TIP FOUR: Put your eye and ear protection on in the sales area before heading into the range. Someone may be there before you already shooting.

Find your assigned lane. Your lane should consist of side walls and a table for your gear. Take your pistol and place it on the table so that the muzzle faces away from you pointing towards the targets. This is the downrange direction.

Attach your target and place it at about three yards away. It will seem close, but I will describe a drill that you can use to start your session at this distance.

Before you load the pistol, experiment with some foundational shooting techniques. Put two hands on the pistol and point it down range.

Stance. Just stand comfortably. A common mistake for first time shooters is to lean back away from the pistol. They are trying to get as far away from the pistol as possible. This will lead you to lose your balance with the pistol is fired.

Grip. There are at least a couple. For your first trip to the range, just make sure that both of your thumbs are on the same side of the pistol. If you have one thumb on each side of the pistol, when you fire the pistol the slide will come back and strike the top thumb. It is a self correcting error, because you will not want to do it again.

Sight alignment. Look at the front site. There is a dot on it. Look at the rear sight. It is a U shaped notch. Imagine you drew a horizontal line across the top of the rear sight. You now have a small square/rectangle. Think of that square/rectangle as a TV screen. Hold the pistol so you can see the front site dot on your rear sight "TV Screen".

Sight picture. Keeping the front site dot on the rear sight TV screen, move the pistol until the dot is over the area where you want to hit on the target. Focus on the dot, not the target or the rear sight.

Move your index finger to touch the trigger. Smoothly press it to the rear. If done properly the front site should still be visible. It is ok if the front site is moving around a little. We all have a natural arc of movement. Repeat pressing the trigger a few times. Place the pistol back down on the table in front of you, muzzle down range.

Load your magazine with 5 rounds. The magazine will hold more rounds, but by starting out with just 5 rounds it reducing the chance of fatigue, both from loading the magazine and from shooting the pistol.

Pick up the pistol with the hand you pull the trigger with. Remember muzzle management and trigger finger discipline. You are about to load your pistol Pick up your magazine in the other hand. Insert the magazine into the grip of the pistol until it clicks. Try to pull on the bottom of the magazine to see if it comes out. If it does not it is properly seated. If it comes out, try again. With the hand you used to insert the magazine, grab the back of the slide, right below the rear sight. Pull back as far as it will go and release. Don't try to help the slide forward. Just let it go. Your pistol is now loaded.

Don't worry too much about stance and grip.

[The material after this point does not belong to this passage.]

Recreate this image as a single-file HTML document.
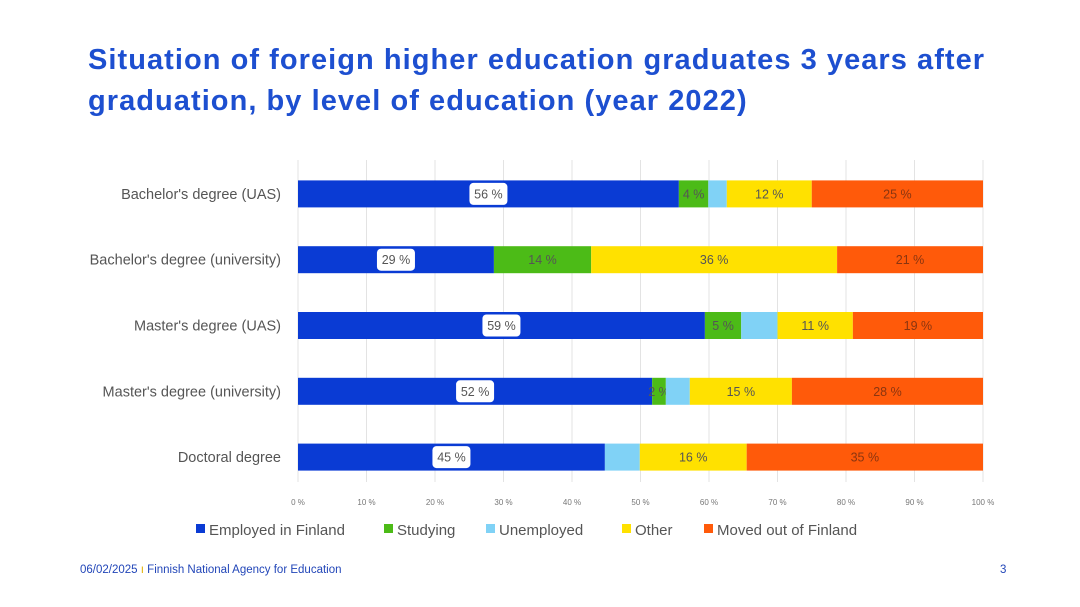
<!DOCTYPE html>
<html><head><meta charset="utf-8">
<style>
body{margin:0;background:#fff;width:1080px;height:607px;overflow:hidden;font-family:"Liberation Sans",sans-serif;}
#title{position:absolute;left:88px;top:40px;font-size:29px;font-weight:bold;color:#1d4fd0;line-height:41px;letter-spacing:1.05px;}
#foot{position:absolute;left:80px;top:564px;font-size:11.5px;color:#2246b8;}
#pg{position:absolute;left:1000px;top:564px;font-size:11.5px;color:#2246b8;}
svg{position:absolute;left:0;top:0;}
</style></head><body>
<div id="title">Situation of foreign higher education graduates 3 years after<br>graduation, by level of education (year 2022)</div>
<svg id="chart" width="1080" height="607"></svg>
<div id="foot">06/02/2025 <span style="color:#e0b000">ı</span> Finnish National Agency for Education</div>
<div id="pg">3</div>
<script>
const categories=["Bachelor's degree (UAS)","Bachelor's degree (university)","Master's degree (UAS)","Master's degree (university)","Doctoral degree"];
const seriesNames=["Employed in Finland","Studying","Unemployed","Other","Moved out of Finland"];
const employed=[55.6,28.6,59.4,51.7,44.8];
const studying=[4.3,14.2,5.3,2.0,0];
const unemployed=[2.7,0,5.3,3.5,5.1];
const other=[12.4,35.9,11.0,14.9,15.6];
const moved=[25.0,21.3,19.0,27.9,34.5];
const ticks=[0,10,20,30,40,50,60,70,80,90,100];
const series=[employed,studying,unemployed,other,moved];
const colors=["#0a3bd4","#4cbb17","#80d2f6","#ffe100","#ff5a0a"];
const ns="http://www.w3.org/2000/svg";
const svg=document.getElementById('chart');
const x0=298,x1=983,yTop=160,yBot=482,bandTop=161,band=65.8,barH=27;
const xs=v=>x0+(x1-x0)*v/100;
const yc=i=>bandTop+band*i+band/2;
function mk(tag,attrs,parent){const e=document.createElementNS(ns,tag);for(const k in attrs)e.setAttribute(k,attrs[k]);(parent||svg).appendChild(e);return e;}
ticks.forEach(t=>{
 const l=mk('line',{x1:xs(t),x2:xs(t),y1:yTop,y2:yBot,stroke:'#e3e3e3','stroke-width':1});
 
 
 const tx=mk('text',{x:xs(t),y:505,'font-size':8,fill:'#777','text-anchor':'middle'});
 tx.textContent=t+' %';
 
 
});
categories.forEach((c,i)=>{
 const tl=mk('text',{x:281,y:yc(i)+5,'font-size':14.5,fill:'#555','text-anchor':'end'});
 tl.textContent=c;
 
 
 let acc=0;
 series.forEach((s,j)=>{
  const v=s[i];
  const r=mk('rect',{x:xs(acc),y:yc(i)-barH/2,width:xs(acc+v)-xs(acc),height:barH,fill:colors[j]});
  
  
  const cx=(xs(acc)+xs(acc+v))/2;
  const lbl=Math.round(v)+' %';
  if(j===0){
   const b=mk('rect',{x:cx-19,y:yc(i)-11,width:38,height:22,rx:4,fill:'#fff'});
   
   
  }
  if(v>=1&&j!==2){
   const t=mk('text',{x:cx,y:yc(i)+4.5,'font-size':12.5,fill:j===4?'#8a3510':'#555','text-anchor':'middle'});
   t.textContent=lbl;
   
   
  }
  acc+=v;
 });
});
const legX=[196,384,486,622,704];
seriesNames.forEach((n,j)=>{
 const sq=mk('rect',{x:legX[j],y:524,width:9,height:9,fill:colors[j]});
 
 
 const t=mk('text',{x:legX[j]+13,y:535,'font-size':15,fill:'#555'});
 t.textContent=n;
 
 
});
</script>
</body></html>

Just make sure you are balanced and both thumbs are on the same side of the pistol.

Align the sights and float the dot over the center of your target. Find the trigger with your index finger and smoothly press it back until the pistol fires. When the pistol fires, take your finger off the trigger and place it on side of the pistol above the trigger. When you are ready to continue, float the dot and smoothly press the trigger repeatedly until the slide stays locked in the rearward position and the pistol will no longer fire. Press the magazine release on the left side of the pistol by the bottom of the trigger guard to remove the magazine from the pistol. Place the pistol on the table in front of you with the muzzle pointing down range.

Other drills: One hole drill, longer distance, take your time.

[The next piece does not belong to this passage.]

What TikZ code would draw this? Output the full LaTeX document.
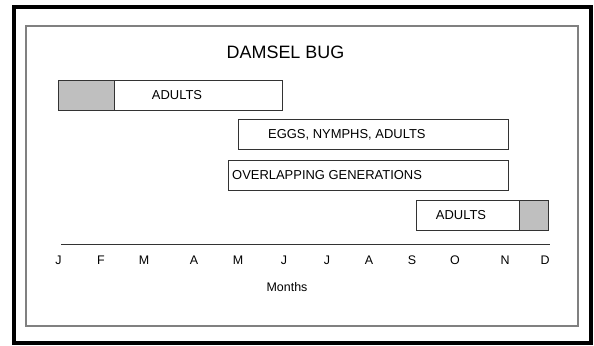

When you have fired your last round of ammunition for the day, leave the slide of the pistol locked to the rear, and return your equipment to the rental counter in the same manner you brought it out to the range. Keep your targets to show your friends.

Pay the clerk for your purchases and rentals.

LAST TIP: Way back when you were filling out paperwork, the range probably kept your ID. Make sure you don't leave without it.